Después pasó por la cirugía, los ojos lo delataban aunque hubiera esperado tres años para mostrarse de nuevo en la pantalla. Siguió siendo el gran actor que era, pero yo no podía dejar de verle aquella mirada demasiado abierta en la que los papeles ya no estaban a su altura, que eran remedos de películas y personajes mejores interpretados antes de cambiar de milenio. 

En 2001, con sesenta y cinco espléndidos, estrenó Juego de espías, para mí su auténtica despedida. Encarnaba a un veterano de la Cía en la mañana de su jubilación. Se midió en ella con su relevo natural, el aún más guapo aunque menos interesante Brad Pitt. Redford ya había dirigido a Pitt en El río de la vida, así que compartieron cartel sin deslealtades ni perder ninguno un ápice de presencia en escena. 

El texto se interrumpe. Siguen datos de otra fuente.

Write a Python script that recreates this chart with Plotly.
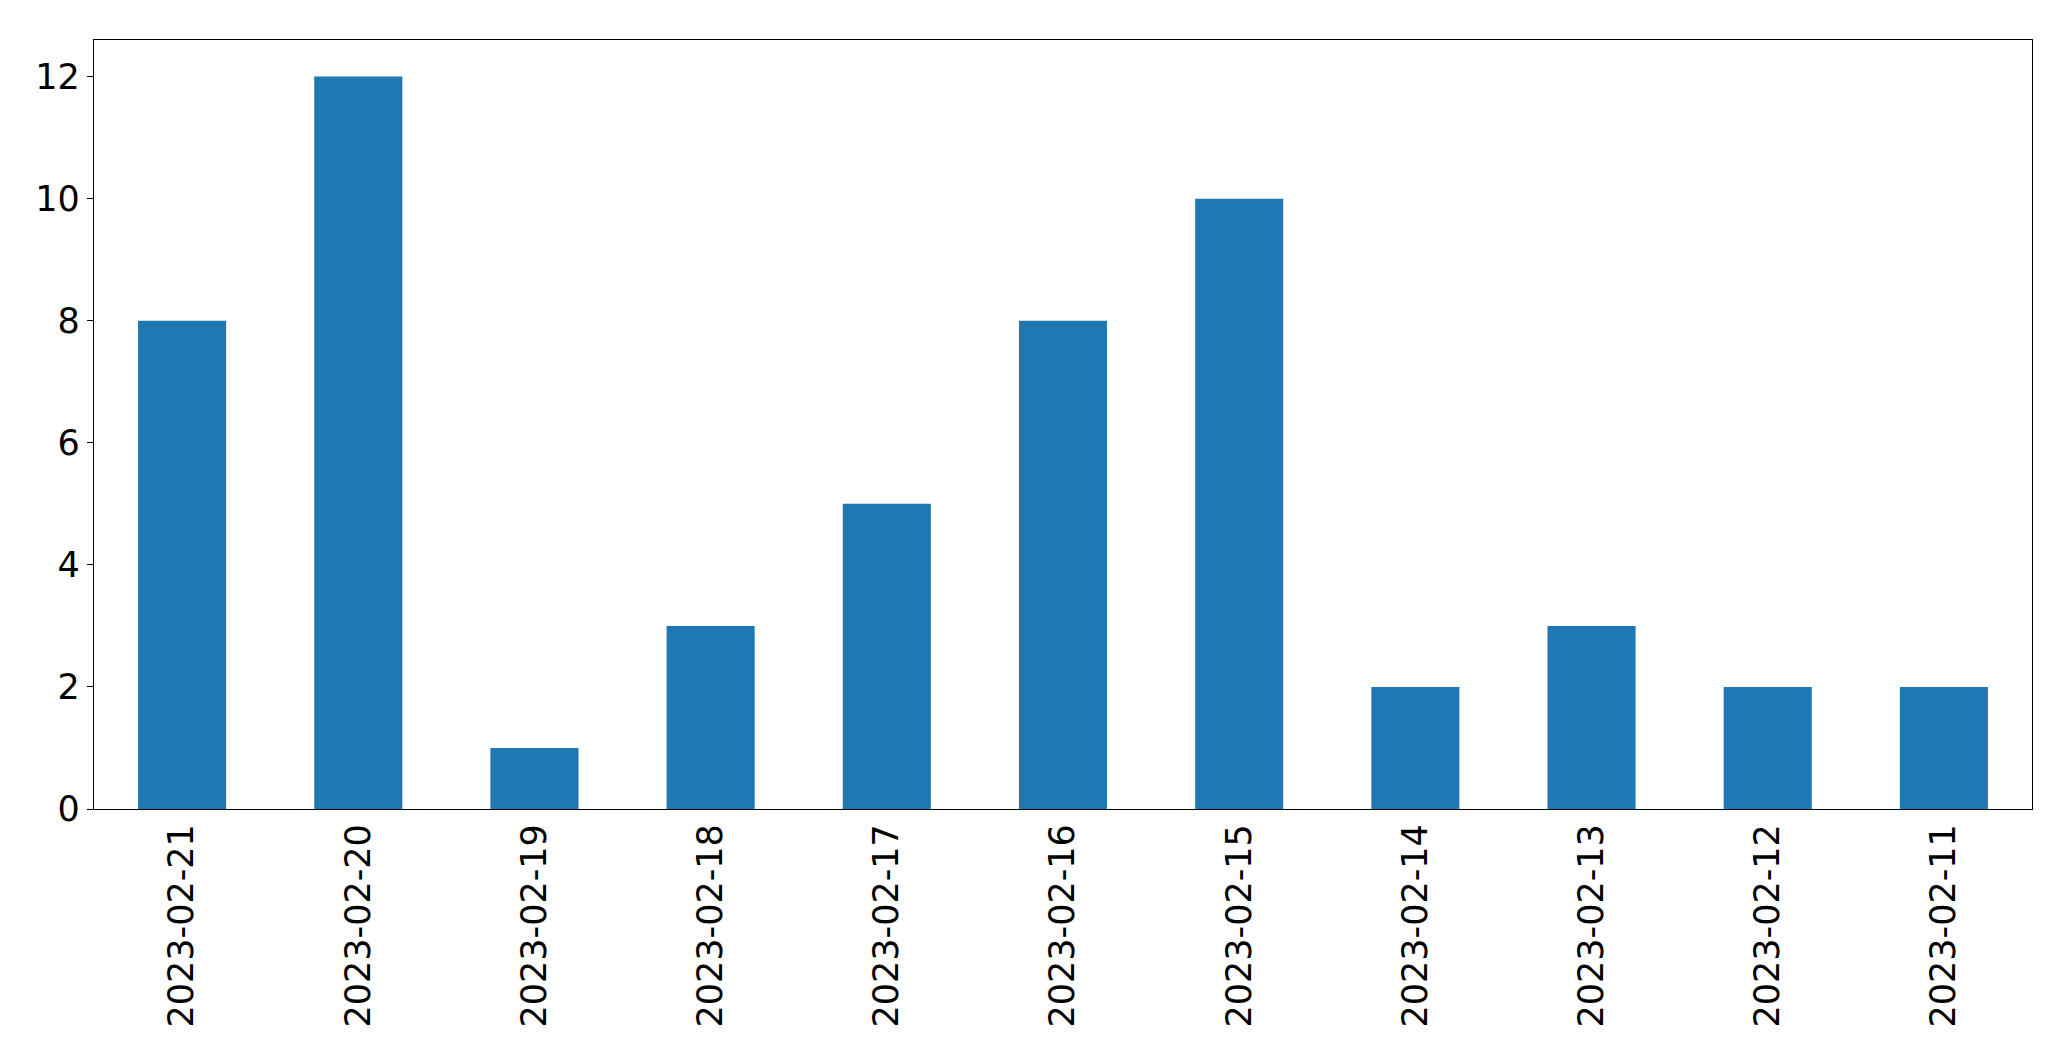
import plotly.graph_objects as go

dates = ["2023-02-21", "2023-02-20", "2023-02-19", "2023-02-18", "2023-02-17",
         "2023-02-16", "2023-02-15", "2023-02-14", "2023-02-13", "2023-02-12", "2023-02-11"]
counts = [8, 12, 1, 3, 5, 8, 10, 2, 3, 2, 2]
y_ticks = [0, 2, 4, 6, 8, 10, 12]

fig = go.Figure(go.Bar(x=dates, y=counts, marker=dict(color="#1f77b4", line=dict(width=0)), width=0.5))

font = dict(family="DejaVu Sans", size=35, color="black")
fig.update_layout(
    width=2055, height=1045,
    margin=dict(l=86, r=31, t=32, b=244, pad=0),
    plot_bgcolor="white", paper_bgcolor="white",
    showlegend=False,
    font=font,
    xaxis2=dict(
        overlaying="x", anchor="y", side="bottom", type="linear",
        range=[-0.5, 10.5], tickvals=list(range(len(dates))),
        showticklabels=False, ticks="outside", ticklen=6, tickwidth=1.3,
        tickcolor="black", showgrid=False, zeroline=False, showline=False,
    ),
)
fig.update_xaxes(
    type="category", range=[-0.5, 10.5],
    showline=True, linecolor="black", linewidth=1.3, mirror=True,
    ticks="outside", ticklen=0, tickwidth=1.3, tickcolor="black",
    tickangle=-90, tickfont=font, showgrid=False, zeroline=False,
    selector=dict(anchor="y", overlaying=None) if False else None,
)
fig.layout.xaxis.update(ticklen=0)
fig.update_yaxes(
    range=[0, 12.6], tickvals=y_ticks,
    showline=True, linecolor="black", linewidth=1.3, mirror=True,
    ticks="outside", ticklen=6, tickwidth=1.3, tickcolor="black",
    tickfont=font, showgrid=False, zeroline=False,
)
fig.write_html("out.html")
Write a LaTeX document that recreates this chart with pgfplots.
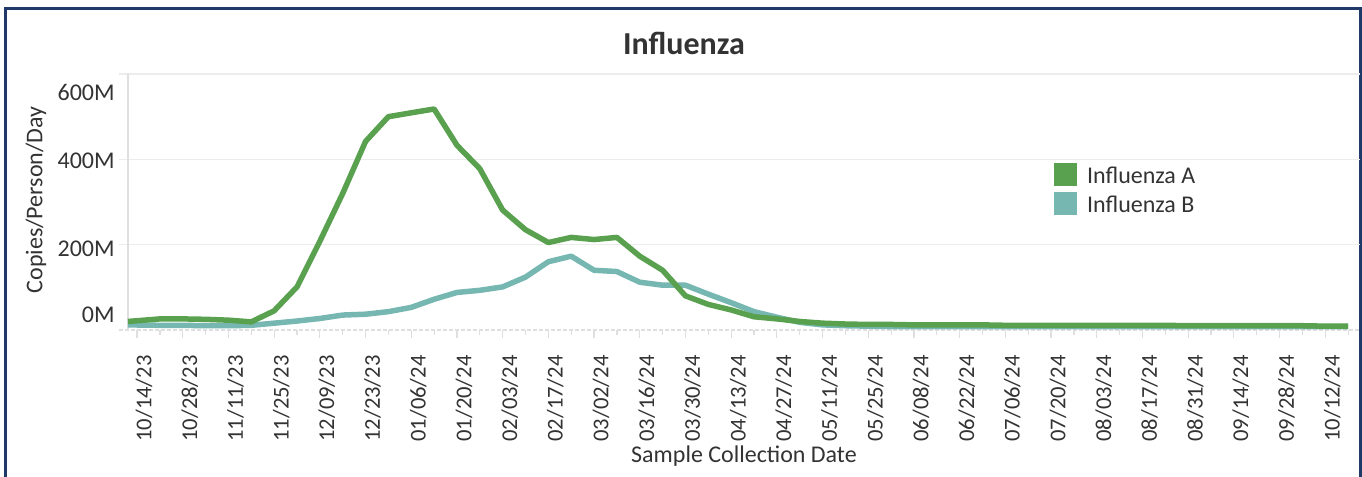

Siguió en la brecha y aún tuvo tiempo de pasearse por las de superhéroes, exhibir carisma en Cuando todo está perdido (navegando en solitario con 77 años a cuestas), reencontrase con la Fonda y coquetear con Sissy Spacek para irradiar encanto en la tercera edad.   

Ya no quedaban estrellas masculinas de su talla. Había pasado el tiempo. Redford cultivó la amistad de Paul Newman desde el día que se conocieron, en la década de los sesenta, aunque nadie pudo hacerles un guion lo suficientemente bueno después de Dos hombres y un  destino y El golpe, para ver a los guapos de leyenda otra vez juntos en la pantalla, Newman el pícaro, Redford el irritable. 

Newman se fue primero y Redford perdió al mejor amigo que tuvo en la industria. También le precedieron dos de sus hijos, porque el éxito profesional nunca te pone a salvo de esas tragedias. 

Anoche hacía de nuevo calor de verano, pero la gente ya babía bajado al trastero los ventiladores, los pingüinos y los recibos de varios meses de refrigeración, así que no pocos abrieron las ventanas. Sonaba en el aire, llegando de las casas de su legión de admiradoras, la banda sonora de Memorias de África. Todas soñaron alguna vez con que él les enjuagaba el cabello en el descanso de un safari inolvidable.